Your credit report  

As a co-signer, the loan will appear on your credit report and increase your apparent debt load, lowering the ratio of credit available to credit used. Credit utilization is a key factor credit bureaus use to calculate your credit score, and a utilization rate of more than 35% can lower it—especially if you carry a high balance from month to month.

If you plan on applying for your own car loan or mortgage in the near future, this existing debt could potentially hurt your chances of getting approved or being offered the best rates.

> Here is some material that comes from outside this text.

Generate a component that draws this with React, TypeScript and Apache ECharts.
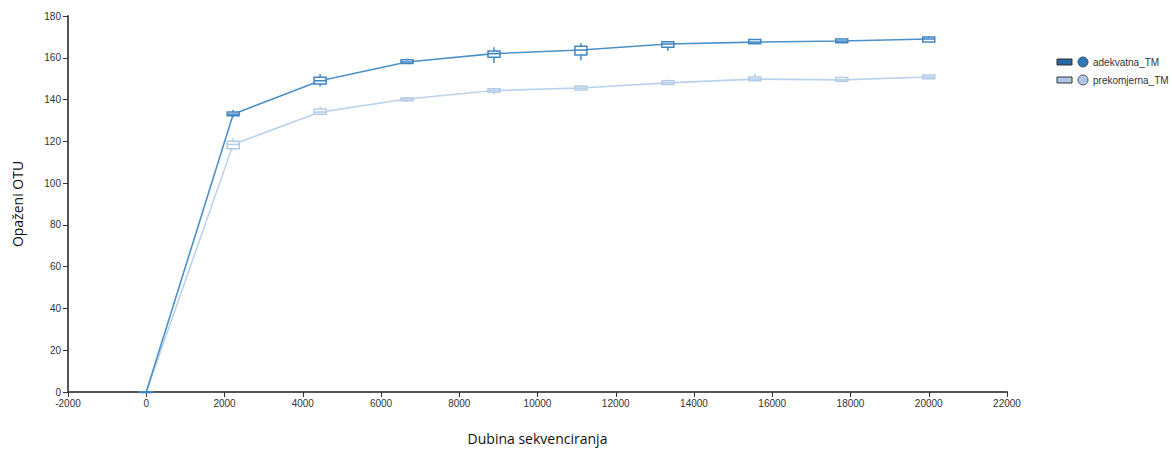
import React, { useEffect, useRef } from "react";
import * as echarts from "echarts";

const depths = [0, 2222, 4444, 6666, 8888, 11110, 13332, 15554, 17776, 20000];
const xTicks = { min: -2000, max: 22000, interval: 2000 };
const yTicks = { min: 0, max: 180, interval: 20 };

const seriesNames = ["adekvatna_TM", "prekomjerna_TM"];

// line (mean/median) values
const adekvatnaMid = [0, 133, 149, 158, 162, 163.7, 166.6, 167.5, 168, 169];
const prekomjernaMid = [0, 118.5, 134, 140.3, 144.3, 145.5, 148, 149.8, 149.4, 150.8];

// box values: [min, q1, q3, max]
const adekvatnaBox = [
  [0, 0, 0, 0],
  [131.5, 132.3, 134, 135],
  [146.2, 147.5, 150.7, 152.2],
  [157, 157.3, 159, 159.5],
  [157.5, 160.3, 163.2, 165],
  [158.8, 161.3, 165.5, 167],
  [163.4, 165, 167.7, 168],
  [166.5, 166.7, 168.8, 169],
  [167, 167.2, 169, 169.2],
  [167.3, 167.5, 170, 170.3],
];
const prekomjernaBox = [
  [0, 0, 0, 0.5],
  [116, 116.5, 120, 121.5],
  [132.5, 133, 135.5, 136.5],
  [139, 139.4, 140.8, 141.2],
  [142.5, 143.5, 145.2, 145.5],
  [144.3, 144.6, 146.5, 147],
  [147, 147.2, 149, 149.5],
  [149, 149, 150.8, 152.5],
  [148.5, 148.8, 150.5, 150.5],
  [150, 150, 151.8, 152],
];

const lineColors = ["#4c91c7", "#bcd2ec"];
const boxColors = ["#3f86c2", "#b3cbe9"];
const legendRectFill = ["#2667a4", "#aec7e8"];
const legendCircleFill = ["#2b7bba", "#aec7e8"];

function boxRender(color: string) {
  return (params: any, api: any) => {
    const x = api.value(0);
    const mn = api.coord([x, api.value(1)]);
    const q1 = api.coord([x, api.value(2)]);
    const md = api.coord([x, api.value(3)]);
    const q3 = api.coord([x, api.value(4)]);
    const mx = api.coord([x, api.value(5)]);
    const hw = 6;
    const cx = q1[0];
    const style = { stroke: color, lineWidth: 1.5, fill: "none" };
    return {
      type: "group",
      children: [
        { type: "line", shape: { x1: cx, y1: mx[1], x2: cx, y2: q3[1] }, style },
        { type: "line", shape: { x1: cx, y1: q1[1], x2: cx, y2: mn[1] }, style },
        {
          type: "rect",
          shape: { x: cx - hw, y: q3[1], width: hw * 2, height: Math.max(0.5, q1[1] - q3[1]) },
          style: { stroke: color, lineWidth: 1.5, fill: "rgba(255,255,255,0.85)" },
        },
        { type: "line", shape: { x1: cx - hw, y1: md[1], x2: cx + hw, y2: md[1] }, style },
      ],
    };
  };
}

function boxData(box: number[][], mid: number[]) {
  return depths.map((d, i) => [d, box[i][0], box[i][1], mid[i], box[i][2], box[i][3]]);
}

export default function App() {
  const ref = useRef<HTMLDivElement>(null);
  useEffect(() => {
    document.body.style.margin = "0";
    const chart = echarts.init(ref.current!, null, { renderer: "svg" });
    const font = "Liberation Sans, Arial, sans-serif";
    const legendItems: any[] = [];
    seriesNames.forEach((n, i) => {
      const y = 62 + i * 18;
      legendItems.push(
        { type: "rect", shape: { x: 1057, y: y - 3, width: 15, height: 6 }, style: { fill: legendRectFill[i], stroke: "#333", lineWidth: 1 } },
        { type: "circle", shape: { cx: 1083, cy: y, r: 5 }, style: { fill: legendCircleFill[i], stroke: "#333", lineWidth: 0.8 } },
        { type: "text", x: 1093, y: y, style: { text: n, fill: "#333", font: `10px ${font}`, verticalAlign: "middle" } }
      );
    });
    chart.setOption({
      animation: false,
      grid: { left: 68, right: 165, top: 16, bottom: 58, outerBoundsMode: "none", containLabel: false },
      xAxis: {
        type: "value",
        min: xTicks.min,
        max: xTicks.max,
        interval: xTicks.interval,
        name: "Dubina sekvenciranja",
        nameLocation: "middle",
        nameGap: 39,
        nameTextStyle: { fontSize: 14, color: "#111", fontFamily: "Open Sans, sans-serif" },
        splitLine: { show: false },
        axisLine: { onZero: false, lineStyle: { color: "#555", width: 2 } },
        axisTick: { length: 5, lineStyle: { color: "#333" } },
        axisLabel: { fontSize: 10, color: "#333", fontFamily: font, margin: 6, formatter: (v: number) => String(v) },
      },
      yAxis: {
        type: "value",
        min: yTicks.min,
        max: yTicks.max,
        interval: yTicks.interval,
        name: "Opaženi OTU",
        nameLocation: "middle",
        nameGap: 44,
        nameTextStyle: { fontSize: 14, color: "#111", fontFamily: "Open Sans, sans-serif" },
        splitLine: { show: false },
        axisLine: { show: true, onZero: false, lineStyle: { color: "#555", width: 2 } },
        axisTick: { show: true, length: 5, lineStyle: { color: "#333" } },
        axisLabel: { fontSize: 10, color: "#333", fontFamily: font, margin: 7, formatter: (v: number) => String(v) },
      },
      series: [
        {
          name: seriesNames[1],
          type: "line",
          data: depths.map((d, i) => [d, prekomjernaMid[i]]),
          symbol: "none",
          lineStyle: { color: lineColors[1], width: 1.6 },
          z: 2,
        },
        {
          name: seriesNames[1] + "_box",
          type: "custom",
          renderItem: boxRender(boxColors[1]),
          data: boxData(prekomjernaBox, prekomjernaMid),
          encode: { x: 0, y: [1, 2, 3, 4, 5] },
          z: 3,
        },
        {
          name: seriesNames[0],
          type: "line",
          data: depths.map((d, i) => [d, adekvatnaMid[i]]),
          symbol: "none",
          lineStyle: { color: lineColors[0], width: 1.6 },
          z: 4,
        },
        {
          name: seriesNames[0] + "_box",
          type: "custom",
          renderItem: boxRender(boxColors[0]),
          data: boxData(adekvatnaBox, adekvatnaMid),
          encode: { x: 0, y: [1, 2, 3, 4, 5] },
          z: 5,
        },
      ],
      graphic: legendItems,
    });
    return () => chart.dispose();
  }, []);
  return <div ref={ref} style={{ width: 1172, height: 450 }} />;
}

Note that in the case of a lease, it would only appear on the co-signer’s credit report if the primary renter (in this scenario, me) failed to pay their rent and the landlord reported that to the bureaus.

Worst-case scenario

Payment history is by far the most important component of your credit score, and even one late payment can put a black mark on your credit report. If your co-borrower defaults on the loan, meaning they have no intention of paying it back (or can’t afford to), you have two choices:

  • Repay the loan yourself. Unfortunately, this is exactly what you signed up for. Here’s the rub: even though you’re the one paying off the loan, you don’t have any claim to the underlying asset—the car, house, or credit card, etc.
  • Let it default. If you refuse to pay, or can’t afford to, the default will leave a derogatory mark on your credit report for seven years and damage your credit score. This will seriously hinder your ability to obtain credit in the future.

If you’re considering co-signing a loan with someone, answer this question honestly: if you had to assume the loan repayment, would it hurt you financially? If the answer is yes, don’t do it.

The bottom line  

In my case, the situation worked out great—I lived in that apartment for two years, had no problem paying my rent on time, continued to build up my credit, and was able to secure a new apartment lease without needing a co-signer.

That being said, I know my dad wouldn’t have co-signed in the first place if he doubted my ability to pay rent. Communication is key—before you sign, have a clear understanding of how the account will be managed and the debt repayment plan.

Co-signing is a generous way to help someone out, but it’s a serious undertaking that you shouldn’t be pressured into. You will be equally responsible for repaying the debt, so review your financial situation and credit report carefully, and analyze the impact it will have on your credit score.